Not only that, but encouraging you to use these implements to their maximum incendiary potential is the Skillshot system, wherein you are rewarded with skill points (the game’s currency) for performing certain trickshots. Aiding in this endeavor is the other main mechanic of Bulletstorm, an anti-gravity leash that can be used to yank enemies and items towards you, as well as launch a room’s worth of dudes into the air with the appropriate upgrade. Skillshots tend to involve explosion, decapitation and all sorts of other giblet-filled goodness, and the fact that you’re rewarded for experimentation makes it all the sweeter.
There are a million other ways to slaughter foes, if that weren’t enough. Environmental hazards can be found just about everywhere, be it in the form of steep cliffs, spiked fences or even high-speed fans.
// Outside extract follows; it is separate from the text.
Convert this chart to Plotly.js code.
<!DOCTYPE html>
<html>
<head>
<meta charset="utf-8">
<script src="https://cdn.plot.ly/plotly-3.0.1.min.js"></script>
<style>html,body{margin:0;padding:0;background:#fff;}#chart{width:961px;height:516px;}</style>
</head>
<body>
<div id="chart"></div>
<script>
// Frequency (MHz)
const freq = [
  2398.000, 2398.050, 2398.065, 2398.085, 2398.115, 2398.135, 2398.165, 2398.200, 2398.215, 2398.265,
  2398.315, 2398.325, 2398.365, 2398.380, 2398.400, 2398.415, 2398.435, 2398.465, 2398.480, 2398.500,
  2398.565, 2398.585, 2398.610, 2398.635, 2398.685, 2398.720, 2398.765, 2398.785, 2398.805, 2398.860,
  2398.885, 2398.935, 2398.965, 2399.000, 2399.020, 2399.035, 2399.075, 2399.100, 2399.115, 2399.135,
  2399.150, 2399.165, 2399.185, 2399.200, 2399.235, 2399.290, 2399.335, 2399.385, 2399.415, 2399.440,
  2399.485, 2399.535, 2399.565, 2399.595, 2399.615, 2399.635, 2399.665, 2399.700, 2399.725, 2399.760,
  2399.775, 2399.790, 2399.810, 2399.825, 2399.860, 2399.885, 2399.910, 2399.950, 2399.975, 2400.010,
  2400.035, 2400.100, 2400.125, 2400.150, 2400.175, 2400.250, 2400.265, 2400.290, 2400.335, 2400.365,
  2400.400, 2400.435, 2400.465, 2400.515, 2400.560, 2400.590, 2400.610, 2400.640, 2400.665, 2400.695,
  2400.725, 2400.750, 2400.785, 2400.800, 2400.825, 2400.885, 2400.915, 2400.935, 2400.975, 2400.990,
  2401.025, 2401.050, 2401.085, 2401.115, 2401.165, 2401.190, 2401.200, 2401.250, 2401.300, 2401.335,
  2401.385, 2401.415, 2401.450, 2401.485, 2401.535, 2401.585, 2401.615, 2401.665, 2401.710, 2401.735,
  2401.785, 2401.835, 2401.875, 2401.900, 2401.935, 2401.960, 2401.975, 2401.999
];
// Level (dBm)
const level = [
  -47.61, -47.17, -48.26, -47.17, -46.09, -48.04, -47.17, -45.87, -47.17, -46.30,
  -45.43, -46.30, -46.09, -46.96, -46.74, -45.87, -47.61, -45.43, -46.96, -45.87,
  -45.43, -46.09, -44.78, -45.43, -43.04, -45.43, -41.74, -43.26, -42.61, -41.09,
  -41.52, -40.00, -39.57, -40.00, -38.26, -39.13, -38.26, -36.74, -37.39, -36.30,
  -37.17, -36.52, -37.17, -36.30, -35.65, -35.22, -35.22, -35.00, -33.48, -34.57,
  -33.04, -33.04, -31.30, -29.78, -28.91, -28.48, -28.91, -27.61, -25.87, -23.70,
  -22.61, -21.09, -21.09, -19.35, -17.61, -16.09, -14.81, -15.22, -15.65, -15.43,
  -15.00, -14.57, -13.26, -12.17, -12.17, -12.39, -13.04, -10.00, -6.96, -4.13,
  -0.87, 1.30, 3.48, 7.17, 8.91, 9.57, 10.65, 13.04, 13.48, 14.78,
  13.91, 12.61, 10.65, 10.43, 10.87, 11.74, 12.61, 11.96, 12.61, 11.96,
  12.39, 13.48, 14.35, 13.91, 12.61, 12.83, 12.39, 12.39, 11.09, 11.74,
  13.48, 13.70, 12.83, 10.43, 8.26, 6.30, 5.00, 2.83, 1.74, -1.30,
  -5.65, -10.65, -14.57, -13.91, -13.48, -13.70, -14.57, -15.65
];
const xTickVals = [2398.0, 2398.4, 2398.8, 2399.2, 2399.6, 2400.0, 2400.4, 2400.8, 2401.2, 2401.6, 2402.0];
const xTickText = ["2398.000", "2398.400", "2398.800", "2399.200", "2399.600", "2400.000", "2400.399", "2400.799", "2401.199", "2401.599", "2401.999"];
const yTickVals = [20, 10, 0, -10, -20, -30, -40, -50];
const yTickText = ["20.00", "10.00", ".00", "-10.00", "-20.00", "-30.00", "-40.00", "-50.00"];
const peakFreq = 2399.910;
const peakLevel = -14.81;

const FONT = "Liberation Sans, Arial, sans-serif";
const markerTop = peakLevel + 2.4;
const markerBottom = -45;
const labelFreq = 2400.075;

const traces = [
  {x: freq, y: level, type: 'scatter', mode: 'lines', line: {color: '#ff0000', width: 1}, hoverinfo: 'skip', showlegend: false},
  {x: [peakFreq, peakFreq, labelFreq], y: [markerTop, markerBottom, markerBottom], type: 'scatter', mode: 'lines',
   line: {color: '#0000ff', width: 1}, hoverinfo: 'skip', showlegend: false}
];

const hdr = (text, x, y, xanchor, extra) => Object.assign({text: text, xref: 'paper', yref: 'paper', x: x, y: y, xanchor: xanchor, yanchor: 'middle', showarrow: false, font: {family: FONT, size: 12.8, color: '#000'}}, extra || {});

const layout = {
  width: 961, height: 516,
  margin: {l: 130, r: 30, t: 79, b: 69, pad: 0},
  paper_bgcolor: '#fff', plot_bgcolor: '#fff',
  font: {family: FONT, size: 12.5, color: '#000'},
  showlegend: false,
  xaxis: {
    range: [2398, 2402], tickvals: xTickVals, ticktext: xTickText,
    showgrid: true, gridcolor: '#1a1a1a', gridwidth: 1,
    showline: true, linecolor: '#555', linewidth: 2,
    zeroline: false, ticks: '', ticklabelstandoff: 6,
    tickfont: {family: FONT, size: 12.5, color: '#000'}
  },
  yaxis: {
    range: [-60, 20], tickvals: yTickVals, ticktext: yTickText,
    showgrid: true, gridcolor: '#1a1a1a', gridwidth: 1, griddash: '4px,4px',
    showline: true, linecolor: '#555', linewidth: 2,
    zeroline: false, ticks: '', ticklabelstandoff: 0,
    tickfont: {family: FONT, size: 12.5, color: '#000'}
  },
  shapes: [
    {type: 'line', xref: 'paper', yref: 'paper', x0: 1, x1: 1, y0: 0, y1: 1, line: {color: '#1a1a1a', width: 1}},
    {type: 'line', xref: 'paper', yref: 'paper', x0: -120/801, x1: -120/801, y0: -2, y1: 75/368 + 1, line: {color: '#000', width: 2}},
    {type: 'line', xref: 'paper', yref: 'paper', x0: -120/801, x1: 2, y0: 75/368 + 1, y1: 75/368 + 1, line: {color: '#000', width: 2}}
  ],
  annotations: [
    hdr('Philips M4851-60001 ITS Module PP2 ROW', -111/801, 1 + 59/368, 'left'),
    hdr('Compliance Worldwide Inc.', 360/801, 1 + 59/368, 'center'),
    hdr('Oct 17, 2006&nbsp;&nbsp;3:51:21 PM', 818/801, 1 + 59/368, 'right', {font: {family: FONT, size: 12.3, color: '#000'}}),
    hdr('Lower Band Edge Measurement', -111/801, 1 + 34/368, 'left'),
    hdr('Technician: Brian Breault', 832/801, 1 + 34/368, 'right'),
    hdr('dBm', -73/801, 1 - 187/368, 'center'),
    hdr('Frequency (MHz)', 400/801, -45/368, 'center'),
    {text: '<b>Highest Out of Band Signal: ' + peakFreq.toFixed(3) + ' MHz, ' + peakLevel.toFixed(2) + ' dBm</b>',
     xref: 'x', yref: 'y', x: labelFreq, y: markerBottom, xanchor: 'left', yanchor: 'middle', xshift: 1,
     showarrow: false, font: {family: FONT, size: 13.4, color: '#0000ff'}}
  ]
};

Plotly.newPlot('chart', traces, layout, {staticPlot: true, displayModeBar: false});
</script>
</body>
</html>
Try using the leash to launch gang members into everything you can find, or use your weapons’ alternative ‘charged’ firing modes to unleash some semi-righteous fury. These take ranged combat to the next level in occasionally disastrously sadistic ways. Beyond that I’ll say no more.
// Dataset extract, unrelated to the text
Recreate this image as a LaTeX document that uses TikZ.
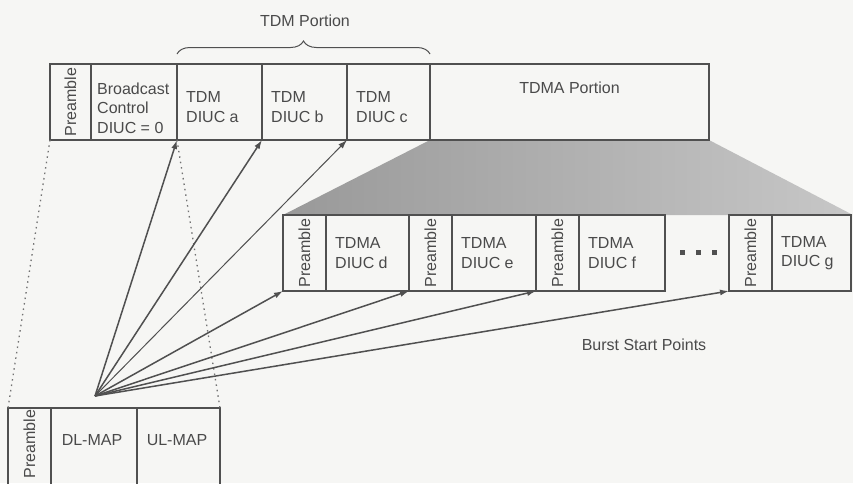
\documentclass[tikz,border=0pt]{standalone}
\usepackage{fontspec}
\setmainfont{Liberation Sans}
\usetikzlibrary{decorations.pathreplacing,arrows.meta}
\definecolor{ln}{HTML}{505050}
\definecolor{tx}{HTML}{4A4A4A}
\definecolor{bg}{HTML}{F6F6F4}
\begin{document}
\begin{tikzpicture}[x=1pt,y=-1pt,
  cell/.style={draw=ln, line width=1.4pt, minimum height=76pt, inner sep=0pt, outer sep=0pt, anchor=north west},
  txt/.style={text=tx, font=\fontsize{16}{19.5}\selectfont, align=left, inner sep=0pt},
  pre/.style={txt, rotate=90},
  arr/.style={draw=ln, line width=1.5pt, -{Latex[length=9pt,width=6pt]}},
  dotline/.style={draw=ln!80, line width=1.3pt, dash pattern=on 1.5pt off 4pt}]
\fill[bg] (0,0) rectangle (853,483);
\useasboundingbox (0,0) rectangle (853,483);

% shaded expansion
\shade[left color=black!40, right color=black!22] (430,140) -- (709,140) -- (853,215) -- (283,215) -- cycle;

% top frame
\node[cell, minimum width=41pt] (tp) at (50,64) {};
\node[cell, minimum width=86pt] (bc) at (91,64) {};
\node[cell, minimum width=85pt] (ta) at (177,64) {};
\node[cell, minimum width=85pt] (tb) at (262,64) {};
\node[cell, minimum width=83pt] (tc) at (347,64) {};
\node[cell, minimum width=279pt] (tm) at (430,64) {};
\node[pre] (tpt) at (tp.center) {Preamble};
\node[txt, anchor=west] (bct) at ([xshift=6pt, yshift=-6pt]bc.west) {Broadcast\\Control\\DIUC = 0};
\node[txt, anchor=west] (tat) at ([xshift=9pt, yshift=-5pt]ta.west) {TDM\\DIUC a};
\node[txt, anchor=west] (tbt) at ([xshift=9pt, yshift=-5pt]tb.west) {TDM\\DIUC b};
\node[txt, anchor=west] (tct) at ([xshift=9pt, yshift=-5pt]tc.west) {TDM\\DIUC c};
\node[txt] (tmt) at ([yshift=14pt]tm.center) {TDMA Portion};

% brace
\draw[decorate, decoration={brace, amplitude=13pt}, draw=ln, line width=1pt] (177,54) -- (430,54);
\node[txt] (tdmp) at (305,21) {TDM Portion};

% lower row
\node[cell, minimum width=43pt] (p1) at (283,215) {};
\node[cell, minimum width=83pt] (dd) at (326,215) {};
\node[cell, minimum width=43pt] (p2) at (409,215) {};
\node[cell, minimum width=84pt] (de) at (452,215) {};
\node[cell, minimum width=43pt] (p3) at (536,215) {};
\node[cell, minimum width=86pt] (df) at (579,215) {};
\node[cell, minimum width=43pt] (p4) at (729,215) {};
\node[cell, minimum width=79pt] (dg) at (772,215) {};
\node[pre] (p1t) at (p1.center) {Preamble};
\node[pre] (p2t) at (p2.center) {Preamble};
\node[pre] (p3t) at (p3.center) {Preamble};
\node[pre] (p4t) at (p4.center) {Preamble};
\node[txt, anchor=west] (ddt) at ([xshift=9pt]dd.west) {TDMA\\DIUC d};
\node[txt, anchor=west] (det) at ([xshift=9pt]de.west) {TDMA\\DIUC e};
\node[txt, anchor=west] (dft) at ([xshift=9pt]df.west) {TDMA\\DIUC f};
\node[txt, anchor=west] (dgt) at ([xshift=9pt]dg.west) {TDMA\\DIUC g};
\fill[ln] (679.5,249.5) rectangle ++(5,5);
\fill[ln] (695.5,249.5) rectangle ++(5,5);
\fill[ln] (711.5,249.5) rectangle ++(5,5);

% bottom frame
\node[cell, minimum width=43pt, minimum height=80pt] (bp) at (8,408) {};
\node[cell, minimum width=86pt, minimum height=80pt] (dl) at (51,408) {};
\node[cell, minimum width=83pt, minimum height=80pt] (ul) at (137,408) {};
\node[pre] (bpt) at ([yshift=4pt]bp.center) {Preamble};
\node[txt] (dlt) at (92,440) {DL-MAP};
\node[txt] (ult) at (177,440) {UL-MAP};

% dotted mapping lines
\draw[dotline] (tp.south west) -- (bp.north west);
\draw[dotline] (bc.south east) -- (ul.north east);

% burst start arrows
\coordinate (o) at (95,396);
\draw[arr] (o) -- (ta.south west);
\draw[arr] (o) -- (tb.south west);
\draw[arr, line width=1pt] (o) -- (tc.south west);
\draw[arr] (o) -- (p1.south west);
\draw[arr] (o) -- (p2.south west);
\draw[arr] (o) -- (p3.south west);
\draw[arr] (o) -- (p4.south west);
\node[txt] (bsp) at (644,345) {Burst Start Points};
\end{tikzpicture}
\end{document}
“…while the foul-mouthed irreverence of the cast is entertaining, the dialogue does feel old rather quickly…”
Unfortunately the sheer number of explosions and particles that surround you can sometimes (by which I mean frequently) cause some amount of slowdown. This may well have been fixed with later re-releases, but my original PS3 copy noticeably chugged during heavy loads. This didn’t particularly spoil the experience for me, but you have been warned. I did however very much enjoy the music during these scenes, as during combat the background sound picks up into a driving powerhouse, which might occasionally send you into a bit of a frenzy – I lost unnecessary lives to that combination. Again, you have been warned.
The characters you’ll meet along the way are pretty uninspired and cliche, but serve as a good vehicle for the mechanics of the game at least. To be honest with you, Bulletstorm is all about the gameplay, and while the foul-mouthed irreverence of the cast is entertaining, the dialogue does feel old rather quickly. The setpieces and environmental themes of each area are enough to keep the game interesting during its relatively short (approx. 6 hours) main campaign, but it’s really all about the gameplay.
If kind-of-stupid-but-still-fun is a vibe you can groove to, then I can’t think of anything better than Bulletstorm – it’s like being thrust into the average Schwarzenegger flick, with equally regrettable scripting and all the big-ass firearms. If you want something other than that, you probably haven’t made it this far into the review, so go figure.
Bullets, bullets, and more bullets. Target-seeking drills too. And explosions. Lots of explosions.